When her body betrays her, Eva mourns that her physical condition holds back her fiery spirit. “Oh my creator, what is the good of the strongest heart, in a body that’s falling apart?” Eva’s worldly potential is unreached. To Perón, she begs, “You must love me.” Even though she is of no use to him (“Why are you at my side? How can I be any use to you now?”), she is pinpointing what she has always wanted—steadfast love. She so often conceals, wears a mask, a façade. She says near her death that “deep in my heart I’m concealing, Things that I’m longing to say.”[5] The drive to be useful, charming, beautiful—all these things were only a means to that end of finding love. The theatrics and the confidence fade, and the rawness and desperation remain.
Despite her vulnerability, Eva still disgusts our narrator Che, who has become disillusioned himself by the president and first lady he once served with devotion. He was the one who saw the corruption and confronted them, but he was cast aside. Che has managed to maintain clarity regarding good and evil, something many of the Argentinian people seem to have lost. But sadly, Che represents the human product of evil and sin—apathy, disdain, bitterness, and anger. These qualities don’t complement a clear-eyed, flourishing life—they are its leeches.
It is a lament of Eva herself that instructs the audience and softens the narrator. A deceased Eva in ghost-like form reflects on the choices she made with a lingering desire for more time. She explains: “The choice was mine, and mine completely / I could have burned with the splendor of the brightest fire / Or else, or else I could choose time.” She believed her choice was between great glory or, simply, time on earth. She continues, “Remember I was very young then / And a year was forever and a day […] But how soon the lights were gone.”[6] In contrast to the span of time, her glory was very short indeed. And she was too young to see.

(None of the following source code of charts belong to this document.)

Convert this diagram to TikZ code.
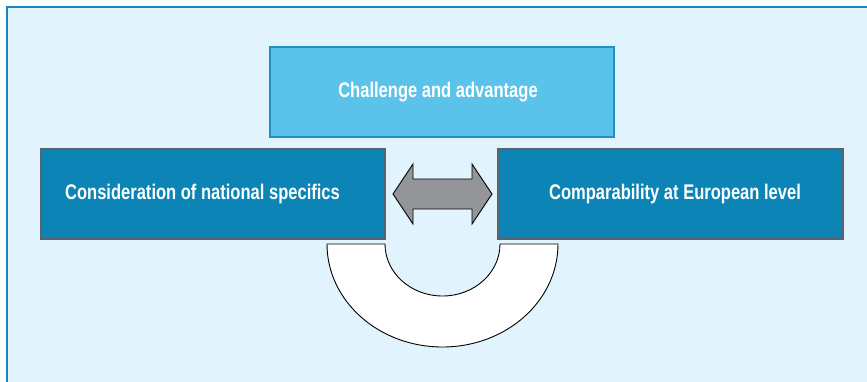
\documentclass[tikz,border=0pt]{standalone}
\usepackage{fontspec}
\setmainfont[FakeStretch=0.78]{Liberation Sans}
\definecolor{bgblue}{HTML}{E1F3FD}
\definecolor{framblue}{HTML}{1688BE}
\definecolor{lightbox}{HTML}{5BC2E9}
\definecolor{lightedge}{HTML}{1E90C3}
\definecolor{darkbox}{HTML}{0C84B6}
\definecolor{darkedge}{HTML}{58636B}
\definecolor{arrowgray}{HTML}{939598}
\tikzset{
  boxtext/.style={text=white, font=\bfseries\fontsize{21.2}{24}\selectfont, inner sep=0pt},
  lightstyle/.style={fill=lightbox, draw=lightedge, line width=1.2pt},
  darkstyle/.style={fill=darkbox, draw=darkedge, line width=1.3pt},
}
\begin{document}
\begin{tikzpicture}[x=1pt,y=-1pt]
\useasboundingbox (0,0) rectangle (867,381);
\begin{scope}
\clip (0,0) rectangle (867,381);
\draw[fill=bgblue, draw=framblue, line width=2.4pt] (7,7) rectangle (880,395);
\end{scope}
% boxes
\draw[lightstyle] (270,47) rectangle (614,137);
\draw[darkstyle] (41,149) rectangle (385,239);
\draw[darkstyle] (498,149) rectangle (843,239);
\node[boxtext] (top) at (438,92) {Challenge and advantage};
\node[boxtext] (left) at (202.5,194) {Consideration of national specifics};
\node[boxtext] (right) at (675,194) {Comparability at European level};
% double arrow
\draw[fill=arrowgray, draw=black, line width=0.9pt, line join=miter]
  (393,194) -- (413,164) -- (413,179) -- (472,179) -- (472,164) -- (492,194)
  -- (472,224) -- (472,209) -- (413,209) -- (413,224) -- cycle;
% semi annulus
\draw[fill=white, draw=black, line width=0.9pt]
  (327,244) arc[start angle=180, end angle=0, x radius=115.5, y radius=103]
  -- (500,244) arc[start angle=0, end angle=180, x radius=57.5, y radius=52]
  -- cycle;
\end{tikzpicture}
\end{document}
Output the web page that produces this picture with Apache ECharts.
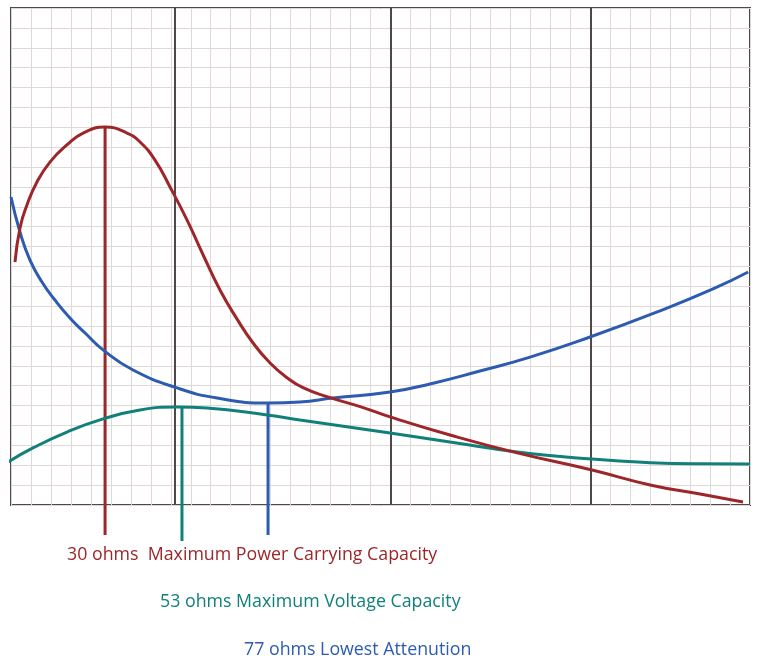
<!DOCTYPE html>
<html>
<head>
<meta charset="utf-8">
<script src="https://cdn.jsdelivr.net/npm/echarts@6/dist/echarts.min.js"></script>
<style>html,body{margin:0;padding:0;background:#fff}#c{width:760px;height:662px}</style>
</head>
<body>
<div id="c"></div>
<script>
// x in grid units (0..37), y in grid units (0..25)
var powerCurve = [[0.20,12.22],[0.45,13.93],[0.80,15.09],[1.30,16.25],[1.95,17.25],[2.80,18.11],[3.61,18.71],[4.71,19.01],[5.81,18.71],[6.46,18.26],[7.21,17.35],[7.96,16.00],[8.81,14.34],[9.61,12.60],[10.47,10.80],[11.32,9.35],[12.12,8.15],[12.97,7.14],[13.82,6.40],[14.62,5.90],[15.82,5.45],[17.48,4.95],[18.98,4.43],[21.98,3.52],[25.34,2.62],[29.09,1.76],[32.00,1.01],[34.50,0.55],[36.65,0.15]];
var attenuationCurve = [[0,15.49],[0.45,13.73],[0.95,12.32],[1.55,11.22],[2.20,10.31],[2.95,9.41],[3.71,8.65],[4.61,7.80],[6.11,6.79],[8.31,5.89],[10.32,5.38],[12.87,5.13],[14.47,5.18],[16.12,5.38],[18.98,5.68],[20.98,6.09],[23.48,6.74],[25.99,7.44],[28.99,8.45],[32.35,9.71],[35.15,10.87],[36.91,11.72]];
var voltageCurve = [[-0.15,2.16],[1.10,2.87],[2.80,3.67],[4.61,4.33],[6.46,4.78],[8.31,4.93],[9.81,4.88],[12.82,4.53],[14.47,4.28],[18.98,3.62],[21.98,3.17],[25.34,2.67],[29.09,2.31],[32.00,2.13],[34.50,2.07],[37.0,2.06]];
var powerMarker = [[4.71,19.01],[4.71,-1.51]];
var voltageMarker = [[8.56,4.93],[8.56,-1.81]];
var attenuationMarker = [[12.87,5.13],[12.87,-1.51]];
var majorLines = [8.2, 19.0, 29.05];
var labels = ["30 ohms  Maximum Power Carrying Capacity", "53 ohms Maximum Voltage Capacity", "77 ohms Lowest Attenution"];

var RED = '#9c2629', TEAL = '#11807a', BLUE = '#2c5bb0';
var chart = echarts.init(document.getElementById('c'), null, {renderer:'canvas'});
function curve(data, color){
  return {type:'line', data:data, smooth:0.5, showSymbol:false, clip:false, silent:true,
    lineStyle:{color:color, width:3}, z:5};
}
function marker(data, color){
  return {type:'line', data:data, showSymbol:false, clip:false, silent:true,
    lineStyle:{color:color, width:3}, z:4};
}
chart.setOption({
  animation:false,
  backgroundColor:'#ffffff',
  grid:{left:11, top:8, width:739, height:497, show:true, borderColor:'#4f4848', borderWidth:2, backgroundColor:'transparent'},
  xAxis:{type:'value', min:0, max:37, interval:1, axisLine:{show:false}, axisTick:{show:false}, axisLabel:{show:false},
    splitLine:{show:true, lineStyle:{color:'#e0d7d7', width:1}}},
  yAxis:{type:'value', min:0, max:25, interval:1, axisLine:{show:false}, axisTick:{show:false}, axisLabel:{show:false},
    splitLine:{show:true, lineStyle:{color:'#e0d7d7', width:1}}},
  series:[
    {type:'line', data:[], silent:true,
      markLine:{silent:true, symbol:'none', label:{show:false}, lineStyle:{color:'#4f4848', width:2, type:'solid'},
        data: majorLines.map(function(v){return {xAxis:v};})}, z:3},
    marker(powerMarker, RED),
    marker(voltageMarker, TEAL),
    marker(attenuationMarker, BLUE),
    curve(voltageCurve, TEAL),
    curve(attenuationCurve, BLUE),
    curve(powerCurve, RED)
  ],
  graphic:[
    {type:'text', left:67, top:546, style:{text:labels[0], fill:RED, font:'17.8px "Open Sans"'}},
    {type:'text', left:160, top:593, style:{text:labels[1], fill:TEAL, font:'17.8px "Open Sans"'}},
    {type:'text', left:244, top:641, style:{text:labels[2], fill:BLUE, font:'17.8px "Open Sans"'}}
  ]
});
</script>
</body>
</html>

She is a tragedy fitting for Solomon to lament—one who robbed herself of the transformative gift of time, who couldn’t substantively enjoy the pleasures she obtained.
Finally, Eva reveals what she has otherwise concealed and only subtly hinted at: She was after love, not mere power or glory. She could have had children—enfleshed evidence of love, a nourishing wellspring of love, beings who knew her and to whom she could give of herself. Instead, she sought love from those who did not know her. She believed a powerful lie: “Thought I needed the numbers on my side / Thought the more that loved me, the more loved I’d be / But such things cannot be multiplied.”[7]
The Roots of Ambition
Eva’s life is a reminder that the deepest-rooted evil is a twisted pursuit of the good. And we as humans cannot help but leave a trace of our design in our desires. In the Bible, human ambition is given an aim: a desire to be gloried in or cherished. At the core, we do not have an abstract desire to be more successful or better for its own sake. We want something else. We are made to be joined with God, the greatest glory, we’re invited into His eternal glory, and we’re given a hope for future glory (1 Peter 5:10, Colossians 1:27). And to desire glory is really to desire to be delighted in. That desire is as fundamental to humans as it is to God. We are promised the purest form of that glory in the consummation of the wedding between the bridegroom (Christ) and the bride (the Church) (Isaiah 62:5).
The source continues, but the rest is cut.